Iran will do a deal with the west – but only if there’s no loss of dignity


Reader RichardH sent me a link to the UK  Guardian article Iran will do a deal with the west – but only if there’s no loss of dignity.

Speaking about Iran’s present political system, Hooman Majd wrote the following:

Beyond building the world’s first modern theocracy, which some revolutionaries and perhaps a large percentage of the then silent population never bargained for, the revolution was as much about Persian dignity and greatness as it was about overthrowing a despotic monarchy. It isn’t just pride, as some suggest, that governs popular support for the nuclear programme (or any other technical accomplishment), although Iranians are proud – perhaps overly so – of their 5,000-year history and culture, and can be accused of faith in Persian exceptionalism in much the same way the US has in its own.

I think about the application of this idea in our relations with Russia, Iraq, North Korea, Libya, Syria. and some other countries.  When we don’t give them the respect that they feel they deserve and we try to take away their sense of dignity, then it ought to be no surprise to us that they won’t agree with us on almost anything.  The more we heighten our threats and reprisals against these countries, the more recalcitrant and counter threatening they become.

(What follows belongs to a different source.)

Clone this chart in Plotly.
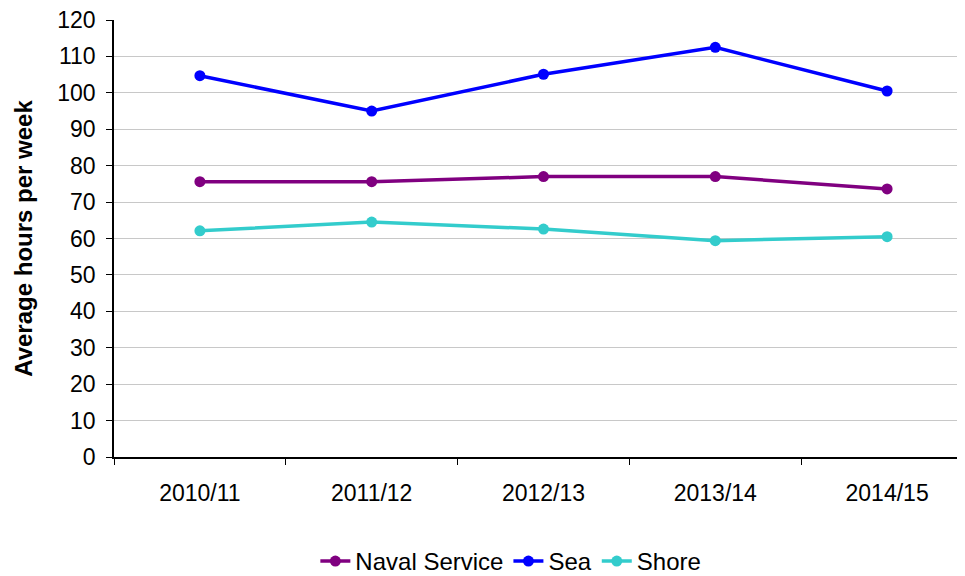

Think about this same part of human nature in our domestic relations between President Obama and the Congressional Republicans.  In the beginning, Obama tried to win them over by giving them far more respect than they were giving to him.  They did not reciprocate.  It took many years for Obama to learn that his way of gaining their cooperation was not going to work.  In fact, the escalating threats by the Republicans against Obama have finally convinced him that he has  to stand up to them.

In the foreign policy domain, Obama at first took a conciliatory tone to many of our adversaries.  However, he reversed policy with them far  faster than he did with the Republicans.  Ironically, if he had  stayed the course in foreign policy, he might have got some reciprocity that he was never going to get from the Republicans.

In fact, it might have been showing deference to Republican sensitivities for him to take harsher stands in foreign policy.  It didn’t win him any fiends among the Republicans, and  it has only made things worse among some of our adversaries that seemed to be coming around to a more conciliatory approach themselves.  Just think of the sanctions we have imposed on Russia as a reward for the help they gave us in dealing with Syria.

This consideration of too many sides in all these situations has left me with one conclusion.  No single approach to relations is always appropriate in every situation.  You have to try to figure out the best approach for each situation.